### WHAT IS REQUIRED
Extract the lines from the first one in the records below through the line containing "i) => values[i].toFixed(1)", keeping both ends and leaving out any pictures.

Records with drawing code:
★ ★ ★
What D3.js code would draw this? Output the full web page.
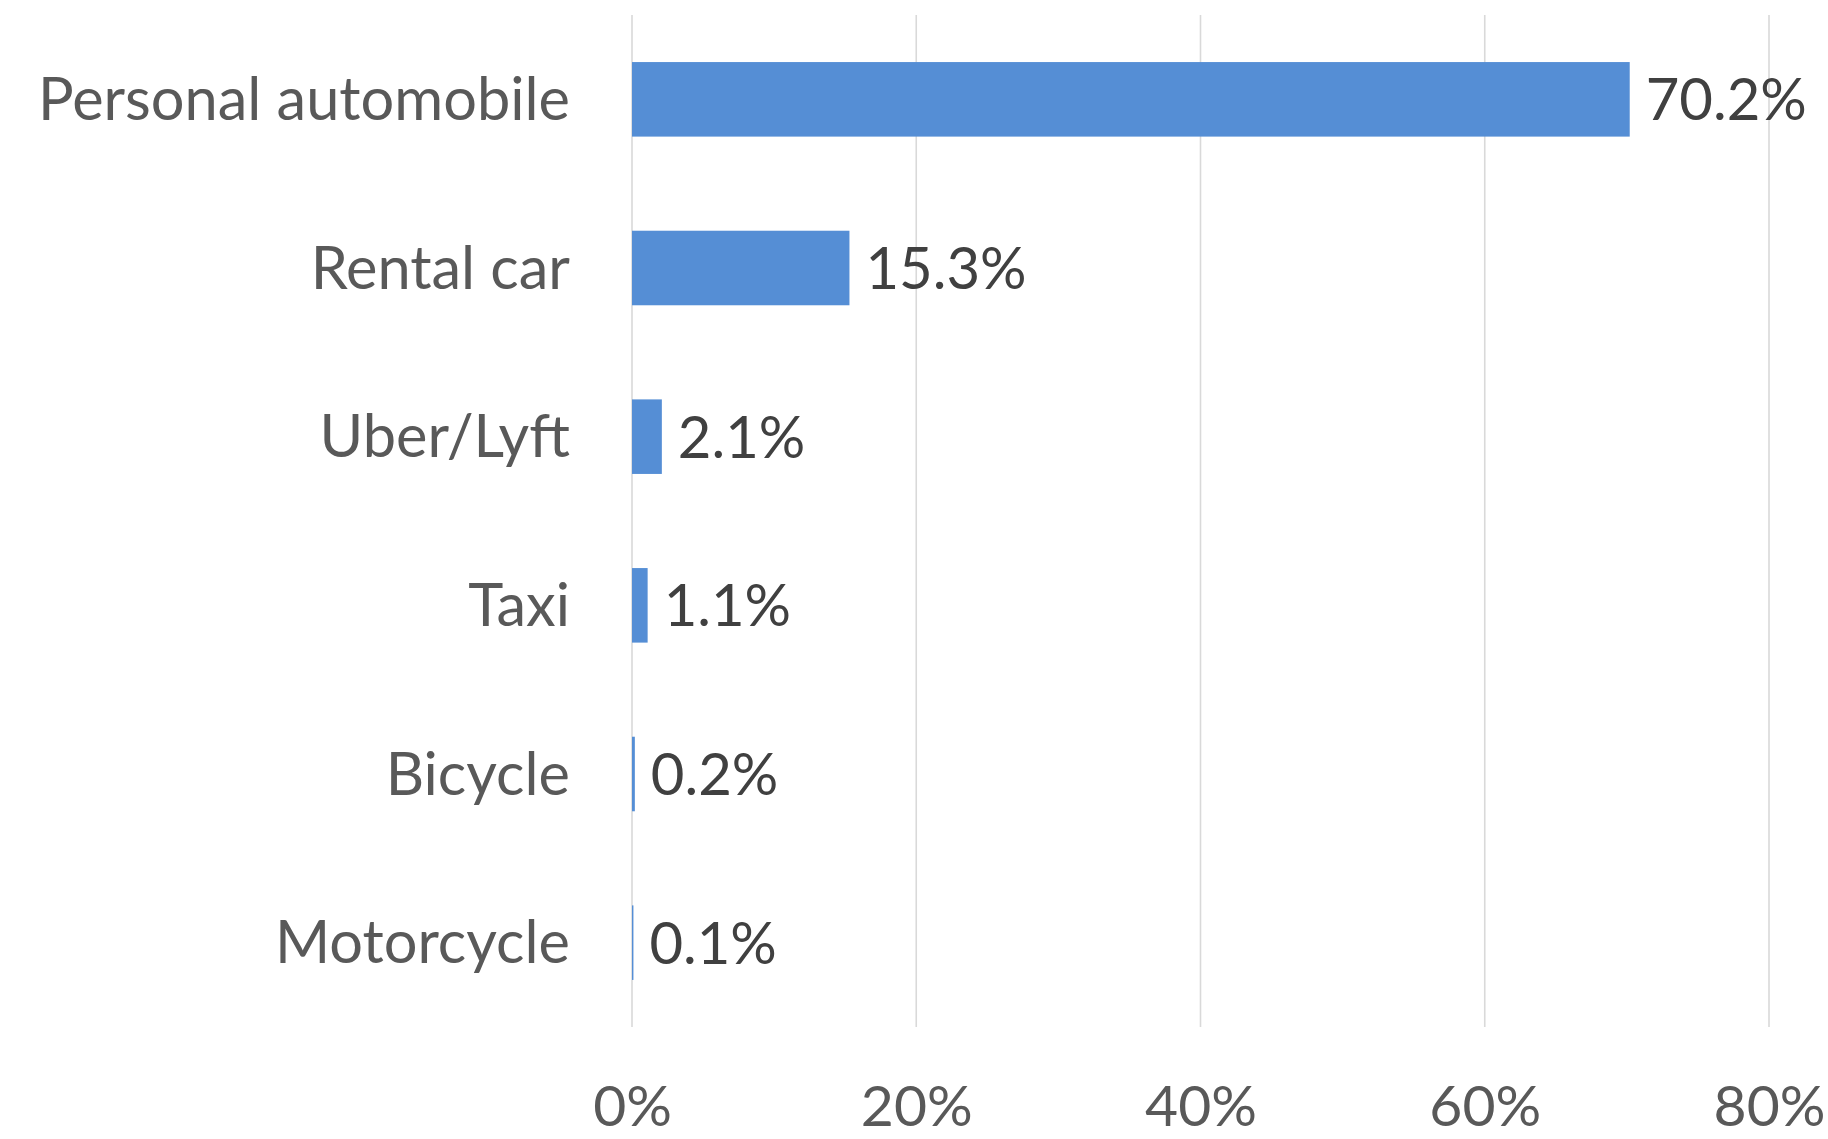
<!DOCTYPE html>
<html>
<head>
<meta charset="utf-8">
<script src="https://cdn.jsdelivr.net/npm/d3@7"></script>
<style>
  html, body { margin: 0; padding: 0; background: #ffffff; }
  svg { display: block; }
  text { font-family: Lato, "Open Sans", sans-serif; }
</style>
</head>
<body>
<svg id="chart" width="1828" height="1139"></svg>
<script>
// Share of trips by mode of transport
const categories = ["Personal automobile", "Rental car", "Uber/Lyft", "Taxi", "Bicycle", "Motorcycle"];
const values = [70.2, 15.3, 2.1, 1.1, 0.2, 0.1];
const tickValues = [0, 20, 40, 60, 80];
const tickLabels = ["0%", "20%", "40%", "60%", "80%"];

const width = 1828, height = 1139;
const margin = { top: 15, right: 59, bottom: 112, left: 632 };
const plotW = width - margin.left - margin.right;
const plotH = height - margin.top - margin.bottom;

const svg = d3.select("#chart");
const g = svg.append("g").attr("transform", `translate(${margin.left},${margin.top})`);

const x = d3.scaleLinear().domain([0, 80]).range([0, plotW]);
const y = d3.scaleBand().domain(categories).range([0, plotH]).paddingInner(0.558).paddingOuter(0.279);

// vertical gridlines
g.selectAll("line.grid")
  .data(tickValues)
  .join("line")
  .attr("class", "grid")
  .attr("x1", d => x(d)).attr("x2", d => x(d))
  .attr("y1", 0).attr("y2", plotH)
  .attr("stroke", "#d9d9d9")
  .attr("stroke-width", 1.6);

// bars
g.selectAll("rect.bar")
  .data(categories)
  .join("rect")
  .attr("class", "bar")
  .attr("x", x(0))
  .attr("y", d => y(d))
  .attr("width", (d, i) => x(values[i]) - x(0))
  .attr("height", y.bandwidth())
  .attr("fill", "#558ed5");

// value labels
g.selectAll("text.value")
  .data(categories)
  .join("text")
  .attr("class", "value")
  .attr("x", (d, i) => x(values[i]) + 16)
  .attr("y", d => y(d) + y.bandwidth() / 2)
  .attr("dy", "0.36em")
  .attr("fill", "#404040")
  .attr("font-size", 58)
  .text((d, i) => values[i].toFixed(1) + "%");

// category axis labels
g.selectAll("text.cat")
  .data(categories)
  .join("text")
  .attr("class", "cat")
  .attr("x", -62)
  .attr("y", d => y(d) + y.bandwidth() / 2)
  .attr("dy", "0.35em")
  .attr("text-anchor", "end")
  .attr("fill", "#595959")
  .attr("font-size", 59.5)
  .text(d => d);

// value axis labels
const xAxis = d3.axisBottom(x)
  .tickValues(tickValues)
  .tickFormat((d, i) => tickLabels[i])
  .tickSize(0)
  .tickPadding(0);

const ax = g.append("g")
  .attr("transform", `translate(0,${plotH})`)
  .call(xAxis);
ax.select(".domain").remove();
ax.selectAll("text")
  .attr("font-family", "Lato, 'Open Sans', sans-serif")
  .attr("font-size", 57)
  .attr("fill", "#595959")
  .attr("dy", null)
  .attr("y", 99);
</script>
</body>
</html>
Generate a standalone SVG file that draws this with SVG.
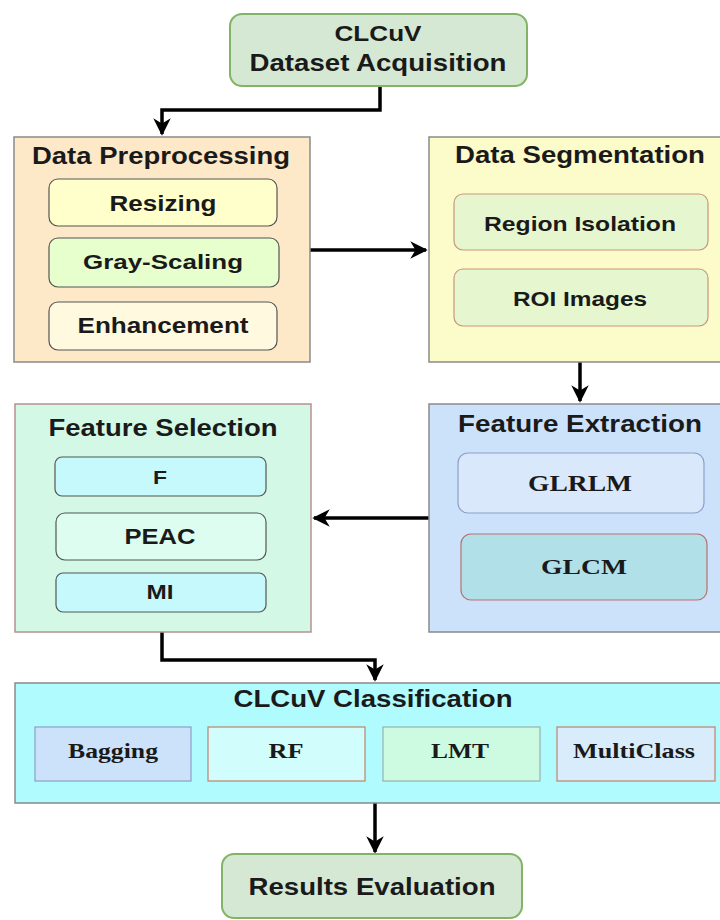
<svg xmlns="http://www.w3.org/2000/svg" width="720" height="920" viewBox="0 0 720 920">
<defs>
<marker id="ah" viewBox="0 0 10 10" refX="9" refY="5" markerWidth="5" markerHeight="5" orient="auto" markerUnits="strokeWidth">
<path d="M0,0 L10,5 L0,10 L3,5 Z" fill="#000"/>
</marker>
</defs>
<style>
.t{font-family:"Liberation Sans",Arial,sans-serif;font-weight:bold;fill:#1a1a1a;text-anchor:middle}
.s{font-family:"Liberation Serif","Times New Roman",serif;font-weight:bold;fill:#1a1a1a;text-anchor:middle}
.grp{stroke:#8a8a8a;stroke-width:1.5}
.c{fill:none;stroke:#000;stroke-width:3.5;marker-end:url(#ah)}
</style>
<rect width="720" height="920" fill="#fff"/>
<g id="connectors">
<path class="c" d="M380,86 V110 H162 V134"/>
<path class="c" d="M310,250 H426"/>
<path class="c" d="M580,362 V401"/>
<path class="c" d="M429,518 H314"/>
<path class="c" d="M162,632 V660 H375 V680"/>
<path class="c" d="M375,803 V852"/>
</g>
<g id="acq">
<rect x="230" y="14" width="297" height="72" rx="12" fill="#d5e8d4" stroke="#82b366" stroke-width="2"/>
<text class="t" x="378" y="41" font-size="22" textLength="87" lengthAdjust="spacingAndGlyphs">CLCuV</text>
<text class="t" x="378" y="71" font-size="24" textLength="257" lengthAdjust="spacingAndGlyphs">Dataset Acquisition</text>
</g>
<g id="preproc">
<rect class="grp" x="14" y="137" width="296" height="225" fill="#fde8c8"/>
<text class="t" x="161" y="164" font-size="23" textLength="258" lengthAdjust="spacingAndGlyphs">Data Preprocessing</text>
<rect x="49" y="179" width="228" height="47" rx="9" fill="#ffffcc" stroke="#555" stroke-width="1.2"/>
<text class="t" x="163" y="211" font-size="22" textLength="107" lengthAdjust="spacingAndGlyphs">Resizing</text>
<rect x="49" y="238" width="230" height="49" rx="9" fill="#e6ffcc" stroke="#555" stroke-width="1.2"/>
<text class="t" x="163" y="269" font-size="21" textLength="160" lengthAdjust="spacingAndGlyphs">Gray-Scaling</text>
<rect x="49" y="302" width="228" height="48" rx="9" fill="#fff9e0" stroke="#555" stroke-width="1.2"/>
<text class="t" x="163" y="333" font-size="22" textLength="171" lengthAdjust="spacingAndGlyphs">Enhancement</text>
</g>
<g id="seg">
<rect class="grp" x="429" y="137" width="295" height="225" fill="#fcfbca"/>
<text class="t" x="580" y="163" font-size="23" textLength="250" lengthAdjust="spacingAndGlyphs">Data Segmentation</text>
<rect x="454" y="194" width="254" height="56" rx="9" fill="#e6f7d0" stroke="#c9967a" stroke-width="1.2"/>
<text class="t" x="580" y="231" font-size="21" textLength="192" lengthAdjust="spacingAndGlyphs">Region Isolation</text>
<rect x="454" y="269" width="254" height="57" rx="9" fill="#e6f7d0" stroke="#c9967a" stroke-width="1.2"/>
<text class="t" x="580" y="306" font-size="21" textLength="134" lengthAdjust="spacingAndGlyphs">ROI Images</text>
</g>
<g id="extract">
<rect class="grp" x="429" y="404" width="295" height="228" fill="#cce2fb"/>
<text class="t" x="580" y="432" font-size="23" textLength="244" lengthAdjust="spacingAndGlyphs">Feature Extraction</text>
<rect x="458" y="453" width="246" height="60" rx="10" fill="#dae8fc" stroke="#8aa0c8" stroke-width="1.2"/>
<text class="s" x="580" y="491" font-size="23" textLength="104" lengthAdjust="spacingAndGlyphs">GLRLM</text>
<rect x="461" y="534" width="246" height="66" rx="10" fill="#b1e0e9" stroke="#b87070" stroke-width="1.2"/>
<text class="s" x="584" y="574" font-size="22" textLength="86" lengthAdjust="spacingAndGlyphs">GLCM</text>
</g>
<g id="select">
<rect x="15" y="404" width="296" height="228" fill="#d3f8e6" stroke="#b89090" stroke-width="1.5"/>
<text class="t" x="163" y="436" font-size="23" textLength="229" lengthAdjust="spacingAndGlyphs">Feature Selection</text>
<rect x="55" y="457" width="211" height="39" rx="7" fill="#c6f9fc" stroke="#555" stroke-width="1.2"/>
<text class="t" x="160" y="484" font-size="19" textLength="14" lengthAdjust="spacingAndGlyphs">F</text>
<rect x="56" y="513" width="210" height="47" rx="9" fill="#dcfdf0" stroke="#555" stroke-width="1.2"/>
<text class="t" x="160" y="544" font-size="22" textLength="71" lengthAdjust="spacingAndGlyphs">PEAC</text>
<rect x="56" y="573" width="210" height="39" rx="7" fill="#c6f9fc" stroke="#555" stroke-width="1.2"/>
<text class="t" x="160" y="599" font-size="20" textLength="27" lengthAdjust="spacingAndGlyphs">MI</text>
</g>
<g id="classif">
<rect class="grp" x="15" y="683" width="710" height="120" fill="#b0fbfd"/>
<text class="t" x="373" y="707" font-size="23" textLength="279" lengthAdjust="spacingAndGlyphs">CLCuV Classification</text>
<rect x="35" y="727" width="156" height="54" fill="#cce2fb" stroke="#8aa0c8" stroke-width="1.2"/>
<text class="s" x="113" y="758" font-size="22" textLength="90" lengthAdjust="spacingAndGlyphs">Bagging</text>
<rect x="208" y="727" width="157" height="54" fill="#d2fdfd" stroke="#c08070" stroke-width="1.2"/>
<text class="s" x="286" y="758" font-size="22" textLength="35" lengthAdjust="spacingAndGlyphs">RF</text>
<rect x="383" y="727" width="157" height="54" fill="#ccfbe2" stroke="#9ab0b0" stroke-width="1.2"/>
<text class="s" x="460" y="758" font-size="22" textLength="58" lengthAdjust="spacingAndGlyphs">LMT</text>
<rect x="557" y="727" width="158" height="54" fill="#d8ecfb" stroke="#c08070" stroke-width="1.2"/>
<text class="s" x="634" y="758" font-size="22" textLength="122" lengthAdjust="spacingAndGlyphs">MultiClass</text>
</g>
<g id="results">
<rect x="222" y="854" width="300" height="64" rx="12" fill="#d5e8d4" stroke="#82b366" stroke-width="2"/>
<text class="t" x="372" y="895" font-size="23" textLength="247" lengthAdjust="spacingAndGlyphs">Results Evaluation</text>
</g>
</svg>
★ ★ ★
### OUTPUT FOR THIS TASK
What D3.js code would draw this? Output the full web page.
<!DOCTYPE html>
<html>
<head>
<meta charset="utf-8">
<script src="https://cdn.jsdelivr.net/npm/d3@7"></script>
<style>
  html, body { margin: 0; padding: 0; background: #ffffff; }
  svg { display: block; }
  text { font-family: Lato, "Open Sans", sans-serif; }
</style>
</head>
<body>
<svg id="chart" width="1828" height="1139"></svg>
<script>
// Share of trips by mode of transport
const categories = ["Personal automobile", "Rental car", "Uber/Lyft", "Taxi", "Bicycle", "Motorcycle"];
const values = [70.2, 15.3, 2.1, 1.1, 0.2, 0.1];
const tickValues = [0, 20, 40, 60, 80];
const tickLabels = ["0%", "20%", "40%", "60%", "80%"];

const width = 1828, height = 1139;
const margin = { top: 15, right: 59, bottom: 112, left: 632 };
const plotW = width - margin.left - margin.right;
const plotH = height - margin.top - margin.bottom;

const svg = d3.select("#chart");
const g = svg.append("g").attr("transform", `translate(${margin.left},${margin.top})`);

const x = d3.scaleLinear().domain([0, 80]).range([0, plotW]);
const y = d3.scaleBand().domain(categories).range([0, plotH]).paddingInner(0.558).paddingOuter(0.279);

// vertical gridlines
g.selectAll("line.grid")
  .data(tickValues)
  .join("line")
  .attr("class", "grid")
  .attr("x1", d => x(d)).attr("x2", d => x(d))
  .attr("y1", 0).attr("y2", plotH)
  .attr("stroke", "#d9d9d9")
  .attr("stroke-width", 1.6);

// bars
g.selectAll("rect.bar")
  .data(categories)
  .join("rect")
  .attr("class", "bar")
  .attr("x", x(0))
  .attr("y", d => y(d))
  .attr("width", (d, i) => x(values[i]) - x(0))
  .attr("height", y.bandwidth())
  .attr("fill", "#558ed5");

// value labels
g.selectAll("text.value")
  .data(categories)
  .join("text")
  .attr("class", "value")
  .attr("x", (d, i) => x(values[i]) + 16)
  .attr("y", d => y(d) + y.bandwidth() / 2)
  .attr("dy", "0.36em")
  .attr("fill", "#404040")
  .attr("font-size", 58)
  .text((d, i) => values[i].toFixed(1) + "%");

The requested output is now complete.